Through the interview, Clapper raised his voice several times to argue that his job is not to oversee perfect surveillance but to manage intelligence under privacy rules that properly limit the government’s ability to collect or keep information. Not long before the Tsarnaev case broke, he noted, the DNI’s inspector general had conducted an investigation of the NCTC compliance with the rules for maintaining the TIDE database. “They got a very good report card on that,” Clapper said.
Given the limits on government surveillance of homegrown extremists, what’s the strategy for preventing domestic terror? Basically, it focuses on outreach to Muslim and other communities to get their help in monitoring and disrupting mobilization for terrorist activities.
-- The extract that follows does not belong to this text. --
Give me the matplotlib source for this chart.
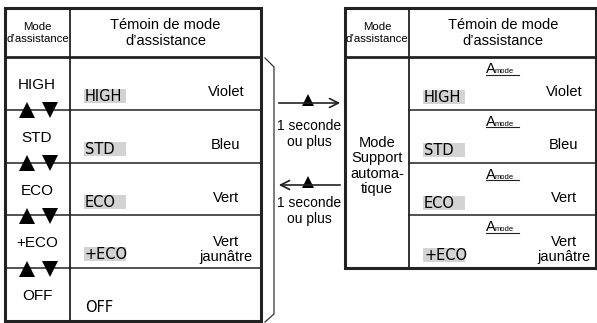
import matplotlib
matplotlib.use("Agg")
import matplotlib.pyplot as plt
from matplotlib.patches import Rectangle

plt.rcParams['font.family'] = ['Liberation Sans', 'DejaVu Sans']

# data
modes = ['HIGH', 'STD', 'ECO', '+ECO', 'OFF']
lamp_colours = ['Violet', 'Bleu', 'Vert', 'Vert\njaunâtre', '']
auto_modes = ['HIGH', 'STD', 'ECO', '+ECO']
auto_colours = ['Violet', 'Bleu', 'Vert', 'Vert\njaunâtre']
header_left = 'Mode\nd\u2019assistance'
header_right = 'Témoin de mode\nd\u2019assistance'
auto_label = 'Mode\nSupport\nautoma-\ntique'
delay_label = '1 seconde\nou plus'

fig = plt.figure(figsize=(5.97, 3.23), dpi=100)
ax = fig.add_axes([0, 0, 1, 1])
ax.set_xlim(0, 597)
ax.set_ylim(323, 0)
ax.axis('off')

grey = '#d3d3d3'
top, head_bot, row_h = 8, 57, 52.8

def lcd(x, y, s, box=True):
    if box:
        ax.add_patch(Rectangle((x, y - 7), 42, 14, color=grey, lw=0, zorder=1))
    ax.text(x + 1, y + 0.5, s, fontsize=10.5, va='center', ha='left', zorder=2,
            family=['DejaVu Sans'])

# ---------------- left table
L0, L1, L2 = 5, 70, 261
bottom = head_bot + row_h * len(modes)
ax.add_patch(Rectangle((L0, top), L2 - L0, bottom - top, fill=False, lw=2.2, ec='#222'))
ax.plot([L1, L1], [top, bottom], color='#222', lw=1.3)
ax.plot([L0, L2], [head_bot, head_bot], color='#222', lw=2)
ax.text((L0 + L1) / 2, 33, header_left, fontsize=8.2, ha='center', va='center', linespacing=1.3)
ax.text((L1 + L2) / 2, 33, header_right, fontsize=10.5, ha='center', va='center', linespacing=1.15)

for i, m in enumerate(modes):
    y0 = head_bot + i * row_h
    if i > 0:
        ax.plot([L0, L2], [y0, y0], color='#222', lw=1.1)
        ax.plot([27], [y0 + 0.5], marker='^', ms=11, color='black', mew=0)
        ax.plot([50], [y0 + 0.5], marker='v', ms=11, color='black', mew=0)
    ax.text(37, y0 + 28, m, fontsize=11, ha='center', va='center')
    lcd(84, y0 + 39, m, box=(m != 'OFF'))
    if lamp_colours[i]:
        c = lamp_colours[i]
        ax.text(226, y0 + (35 if '\n' not in c else 34), c, fontsize=10.5, ha='center', va='center', linespacing=1.1)

# bracket
ax.plot([265, 274, 274, 265], [58, 67, 314, 322], color='#333', lw=0.9)

# arrows
ax.annotate('', xy=(343, 103), xytext=(276, 103),
            arrowprops=dict(arrowstyle='->', lw=1.2, color='#222', mutation_scale=16))
ax.annotate('', xy=(276, 185), xytext=(343, 185),
            arrowprops=dict(arrowstyle='->', lw=1.2, color='#222', mutation_scale=16))
ax.plot([308, 308], [99.5, 181.5], ls='none', marker='^', ms=9, color='black', mew=0)
ax.text(309, 134, delay_label, fontsize=10, ha='center', va='center', linespacing=1.2)
ax.text(309, 211, delay_label, fontsize=10, ha='center', va='center', linespacing=1.2)

# ---------------- right table
R0, R1, R2 = 345, 409, 596
rbottom = head_bot + 52.8 * len(auto_modes)
ax.add_patch(Rectangle((R0, top), R2 - R0, rbottom - top, fill=False, lw=2.2, ec='#222'))
ax.plot([R1, R1], [top, rbottom], color='#222', lw=1.3)
ax.plot([R0, R2], [head_bot, head_bot], color='#222', lw=2)
ax.text((R0 + R1) / 2, 33, header_left, fontsize=8.2, ha='center', va='center', linespacing=1.3)
ax.text(503, 33, header_right, fontsize=10.5, ha='center', va='center', linespacing=1.15)
ax.text((R0 + R1) / 2, 166, auto_label, fontsize=10.5, ha='center', va='center', linespacing=1.1)

for i, m in enumerate(auto_modes):
    y0 = head_bot + i * 52.8
    if i > 0:
        ax.plot([R1, R2], [y0, y0], color='#222', lw=1.1)
    # "A mode" indicator
    ax.text(486, y0 + 16, 'A', fontsize=10.5, ha='left', va='baseline')
    ax.text(494.5, y0 + 16, 'mode', fontsize=5.5, ha='left', va='baseline')
    ax.plot([486, 519], [y0 + 17.5, y0 + 17.5], color='#222', lw=0.8)
    lcd(423, y0 + 40, m)
    c = auto_colours[i]
    ax.text(564, y0 + (35 if '\n' not in c else 34), c, fontsize=10.5, ha='center', va='center', linespacing=1.1)

fig.savefig('out.png', dpi=100)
Mere radicalization ― visiting jihadist websites or talking about extremist groups ― “is 100 percent legal,” one analyst noted. The crossover comes when a person is mobilized for action, but this conversion is hard to detect because it usually takes place within the “personal zone,” as was the case with the Tsarnaevs. Even when they visited jihadist websites or posted inflammatory messages, the Tsarnaevs’ activities couldn’t be monitored legally.
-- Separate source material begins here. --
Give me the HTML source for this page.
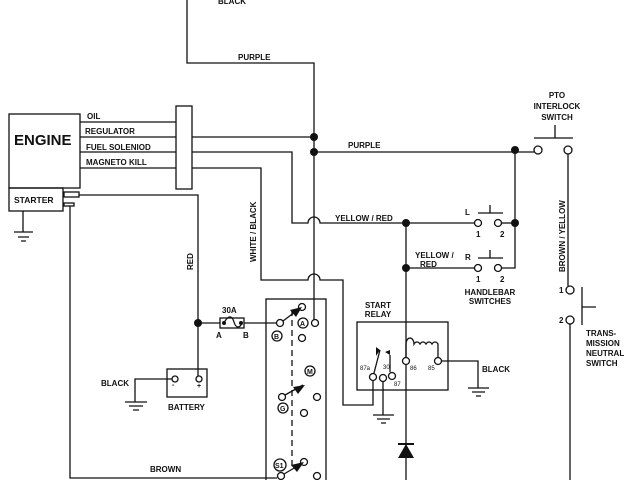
<!DOCTYPE html>
<html><head><style>
body{margin:0;background:#fff}
svg text{font-family:"Liberation Sans",sans-serif;font-weight:bold;font-size:8px;fill:#111}
</style></head><body>
<svg width="640" height="480" viewBox="0 0 640 480" xmlns="http://www.w3.org/2000/svg">
<g fill="none" stroke="#111" stroke-width="1.3">
<rect x="9" y="114" width="71" height="74"/>
<rect x="9" y="188" width="54" height="23"/>
<rect x="64" y="192" width="15" height="5"/>
<rect x="64" y="203" width="10" height="3"/>
<path d="M23 211V232M14 232H33M18 237H29M21 241H26"/>
<rect x="176" y="106" width="16" height="83"/>
<path d="M80 122H176M80 137H176M80 152H176M80 168H176"/>
<path d="M192 137H314"/>
<path d="M192 152H292V223H308A6 6 0 0 1 320 223H478"/>
<path d="M192 168H261V280H308A6 6 0 0 1 320 280H343V405H373V381"/>
<path d="M187 0V63H314V319"/>
<path d="M314 152H534"/>
<circle cx="538" cy="150" r="4" fill="#fff"/>
<circle cx="568" cy="150" r="4" fill="#fff"/>
<path d="M534 138H573M555 125V138"/>
<path d="M568 154V286M570 324V480"/>
<circle cx="570" cy="290" r="4" fill="#fff"/>
<circle cx="570" cy="320" r="4" fill="#fff"/>
<path d="M582 287V325M582 307H596"/>
<path d="M515 150V268H502"/>
<path d="M502 223H515"/>
<circle cx="478" cy="223" r="3.5" fill="#fff"/>
<circle cx="498" cy="223" r="3.5" fill="#fff"/>
<path d="M478 213H503M490 205V213"/>
<path d="M406 268H474"/>
<circle cx="478" cy="268" r="3.5" fill="#fff"/>
<circle cx="498" cy="268" r="3.5" fill="#fff"/>
<path d="M478 258H503M490 250V258"/>
<path d="M406 223V357M406 365V480"/>
<rect x="357" y="322" width="91" height="68"/>
<path d="M406 357V344A4 6 0 0 1 414 344A4 6 0 0 1 420 344A4 6 0 0 1 426 344A4 6 0 0 1 432 344A4 6 0 0 1 438 344V357"/>
<path d="M442 361H478V388M468 388H489M472 392H485M476 396H481"/>
<path d="M383 382V415M373 415H394M377 419H390M381 423H386"/>
<path d="M374 373L380 350M390 372V355"/>
<circle cx="406" cy="361" r="3.5" fill="#fff"/>
<circle cx="438" cy="361" r="3.5" fill="#fff"/>
<circle cx="373" cy="377" r="3.5" fill="#fff"/>
<circle cx="383" cy="378" r="3.5" fill="#fff"/>
<circle cx="392" cy="376" r="3.5" fill="#fff"/>
<path d="M79 195H198V379M198 323H220M244 323H276"/>
<rect x="220" y="318" width="24" height="10"/>
<path d="M224 323C228 315 232 315 234 322S240 328 242 323"/>
<rect x="167" y="369" width="40" height="28"/>
<circle cx="175" cy="379" r="3" fill="#fff"/>
<circle cx="199" cy="379" r="3" fill="#fff"/>
<path d="M172 379H135V402M125 402H147M129 406H143M133 410H139"/>
<path d="M70 206V478H277"/>
<rect x="266" y="299" width="60" height="190"/>
<path d="M292 310V470" stroke-dasharray="6 4"/>
<circle cx="280" cy="323" r="3.5" fill="#fff"/>
<circle cx="302" cy="307" r="3.5" fill="#fff"/>
<circle cx="315" cy="323" r="3.5" fill="#fff"/>
<circle cx="302" cy="338" r="3.5" fill="#fff"/>
<circle cx="282" cy="397" r="3.5" fill="#fff"/>
<circle cx="317" cy="397" r="3.5" fill="#fff"/>
<circle cx="304" cy="413" r="3.5" fill="#fff"/>
<circle cx="281" cy="476" r="3.5" fill="#fff"/>
<circle cx="304" cy="462" r="3.5" fill="#fff"/>
<circle cx="317" cy="476" r="3.5" fill="#fff"/>
<circle cx="277" cy="336" r="5"/>
<circle cx="303" cy="323" r="5"/>
<circle cx="310" cy="371" r="5"/>
<circle cx="283" cy="408" r="5"/>
<circle cx="280" cy="465" r="6"/>
<path d="M283 321L299 309M285 395L303 385M284 474L301 464"/>
</g>
<g fill="#111">
<circle cx="314" cy="137" r="4"/><circle cx="314" cy="152" r="4"/>
<circle cx="515" cy="150" r="4"/><circle cx="515" cy="223" r="4"/>
<circle cx="406" cy="223" r="4"/><circle cx="406" cy="268" r="4"/>
<circle cx="198" cy="323" r="4"/>
<circle cx="224" cy="323" r="2"/><circle cx="241" cy="323" r="2"/>
<path d="M302 307L290 310L296 317Z M305 385L293 387L298 394Z M304 462L291 465L297 472Z"/>
<path d="M398 443H414V445H398Z M406 444L398 458H414Z"/>
<path d="M380 350L376 347V356Z M390 355L385 352L390 350Z"/>
</g>
<text x="14" y="145" style="font-size:15px">ENGINE</text>
<text x="14" y="203" style="font-size:8.5px">STARTER</text>
<text x="87" y="119">OIL</text>
<text x="85" y="134">REGULATOR</text>
<text x="86" y="150">FUEL SOLENIOD</text>
<text x="86" y="165">MAGNETO KILL</text>
<text x="218" y="4">BLACK</text>
<text x="238" y="60">PURPLE</text>
<text x="348" y="148">PURPLE</text>
<text x="335" y="221">YELLOW / RED</text>
<text x="415" y="258">YELLOW /</text>
<text x="420" y="267">RED</text>
<text x="557" y="98" text-anchor="middle">PTO</text>
<text x="557" y="109" text-anchor="middle">INTERLOCK</text>
<text x="557" y="120" text-anchor="middle">SWITCH</text>
<text x="465" y="215">L</text><text x="465" y="260">R</text>
<text x="476" y="237">1</text><text x="500" y="237">2</text>
<text x="476" y="282">1</text><text x="500" y="282">2</text>
<text x="490" y="295" text-anchor="middle">HANDLEBAR</text>
<text x="490" y="304" text-anchor="middle">SWITCHES</text>
<text x="559" y="293">1</text><text x="559" y="323">2</text>
<text x="586" y="336">TRANS-</text>
<text x="586" y="346">MISSION</text>
<text x="586" y="356">NEUTRAL</text>
<text x="586" y="366">SWITCH</text>
<text x="378" y="308" text-anchor="middle">START</text>
<text x="378" y="317" text-anchor="middle">RELAY</text>
<text x="482" y="372">BLACK</text>
<text x="360" y="370" style="font-size:6px;font-weight:normal">87a</text>
<text x="383" y="369" style="font-size:6px;font-weight:normal">30</text>
<text x="394" y="386" style="font-size:6px;font-weight:normal">87</text>
<text x="410" y="370" style="font-size:6px;font-weight:normal">86</text>
<text x="428" y="370" style="font-size:6px;font-weight:normal">85</text>
<text x="222" y="313">30A</text>
<text x="216" y="338">A</text><text x="243" y="338">B</text>
<text x="101" y="386">BLACK</text>
<text x="168" y="410">BATTERY</text>
<text x="172" y="387" style="font-size:7px">-</text><text x="197" y="388" style="font-size:7px">+</text>
<text x="150" y="472">BROWN</text>
<text x="274" y="339" style="font-size:7px">B</text>
<text x="300" y="326" style="font-size:7px">A</text>
<text x="307" y="374" style="font-size:7px">M</text>
<text x="280" y="411" style="font-size:7px">G</text>
<text x="275" y="468" style="font-size:7px">S1</text>
<text transform="translate(193,270) rotate(-90)">RED</text>
<text transform="translate(256,262) rotate(-90)">WHITE / BLACK</text>
<text transform="translate(565,272) rotate(-90)">BROWN / YELLOW</text>
</svg>
</body></html>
Analysts say talking to Muslim communities ― through Community Awareness Briefings at mosques, community centers and other meeting places ― is the most effective tool for preventing homegrown Islamist extremism. If Muslim families feel part of a larger American community, they have a greater stake in monitoring and preventing violence. That’s not Dr. Phil talking, but some of the nation’s hard-nosed counterterrorism specialists.
Clapper and his analysts have concluded that the right answer to homegrown plots isn’t police-state surveillance but good community policing. This won’t stop the occasional plot by people who get radicalized, like the Tsarnaevs, but as one analyst noted, “it’s not likely to spike into a mass phenomenon.”